L’inchiesta condotta dalla Procura di Perugia, guidata da Raffaele Cantone, su presunti accessi abusivi a sistemi informatici e altre irregolarità, sta sollevando interrogativi sempre più inquietanti. Al centro della vicenda ci sono due principali indagati: Pasquale Striano, tenente della Guardia di Finanza, e Antonio Laudati, ex sostituto procuratore nazionale antimafia, ora in pensione. Entrambi sono accusati di accesso abusivo a sistemi informatici, falso e abuso d’ufficio, quest’ultimo reato recentemente abrogato dal Parlamento.
La Procura ha richiesto per entrambi gli arresti domiciliari prima dell’estate, temendo che potessero ostacolare l’inchiesta o influenzarne gli esiti. Tuttavia, a fine luglio, il giudice delle indagini preliminari ha respinto l’istanza, pur confermando la gravità delle accuse. I pubblici ministeri, non convinti dalla decisione, hanno quindi fatto appello al tribunale del Riesame, che discuterà la questione il prossimo 23 settembre.

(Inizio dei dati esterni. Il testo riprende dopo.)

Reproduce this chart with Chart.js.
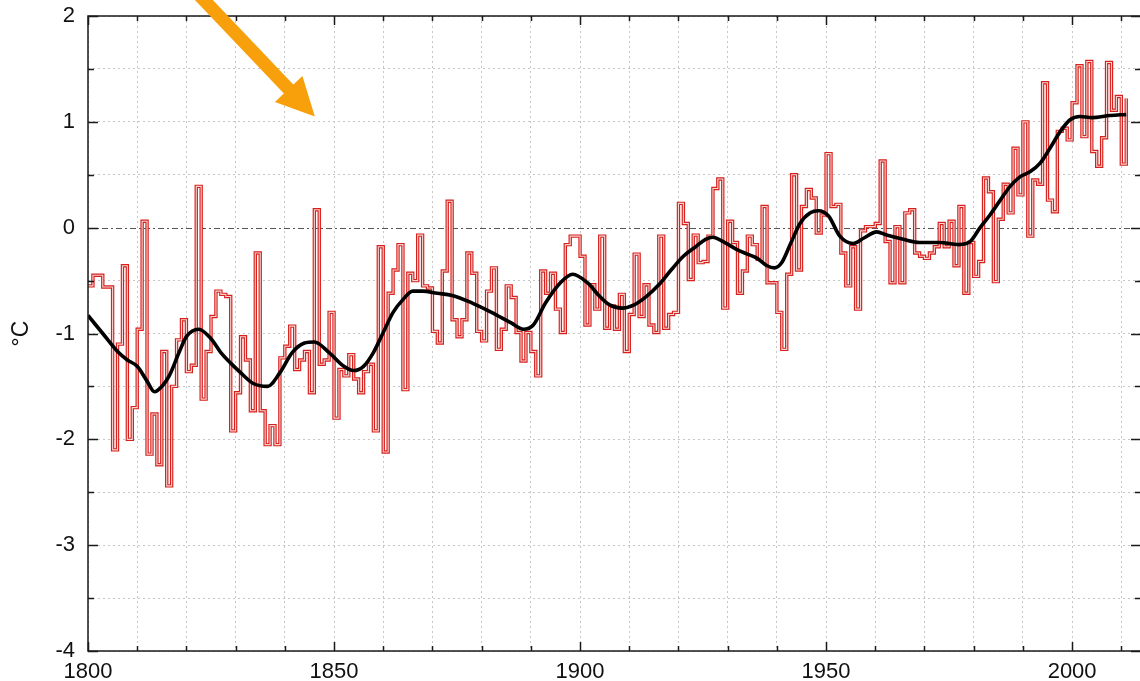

L’inchiesta, iniziata grazie a una denuncia del ministro Guido Crosetto, si concentra su un presunto sistema di raccolta illecita di informazioni riservate, avvenuta sotto la copertura della Procura nazionale antimafia fino all’autunno 2022. Le intercettazioni e altre prove raccolte indicano che Striano, mentre era in servizio alla Pna, ha effettuato migliaia di interrogazioni nelle banche dati riservate riguardanti ministri, politici, imprenditori, personaggi pubblici e società. Dopo che l’indagine è emersa, Striano avrebbe incontrato altri indagati e suoi ex superiori per concordare versioni o discutere di altre attività sospette.
Laudati, dal canto suo, è accusato di aver cercato di ottenere informazioni sulle indagini in corso, in particolare quelle condotte dal nuovo procuratore nazionale antimafia, Giovanni Melillo, che a fine 2022 lo aveva rimosso dal ruolo di responsabile del servizio che gestiva le segnalazioni di operazioni sospette. Laudati avrebbe anche tentato di contattare varie cariche istituzionali per interferire con l’indagine.
Il giudice delle indagini preliminari ha respinto la richiesta di custodia cautelare sostenendo che, una volta che l’inchiesta è diventata di pubblico dominio, anche l’eventuale raccolta di informazioni da parte degli indagati sarebbe legittima. La Procura contesta questa tesi, sottolineando che gli indagati erano consapevoli dell’indagine, ma non dei suoi dettagli, e non si sono presentati agli interrogatori, lasciando i pubblici ministeri all’oscuro delle loro difese.
Ora, il tribunale del Riesame sarà chiamato a decidere sulla questione. Nel frattempo, con la divulgazione degli atti a disposizione delle difese, anche la commissione parlamentare antimafia sarà informata sui nuovi sviluppi.
Nelle audizioni dello scorso marzo, sia Melillo che Cantone hanno evidenziato la gravità della situazione, con Cantone che ha parlato di un “verminaio” nascosto dietro i numerosi e inquietanti accessi ai sistemi informatici compiuti da Striano sotto la direzione di Laudati. L’indagine non riguarda solo segnalazioni di operazioni sospette, ma si estende a tutte le banche dati disponibili, con accessi considerati abusivi in quanto privi di alcun legame con il ruolo ufficiale della Procura nazionale.
Tra i coinvolti figurano anche alcuni giornalisti e altri destinatari delle informazioni raccolte da Striano. Restano dubbi sugli scopi e i mandanti di quella che potrebbe essere stata una vera e propria “fabbrica di dossier”, un’ipotesi che richiede ulteriori approfondimenti.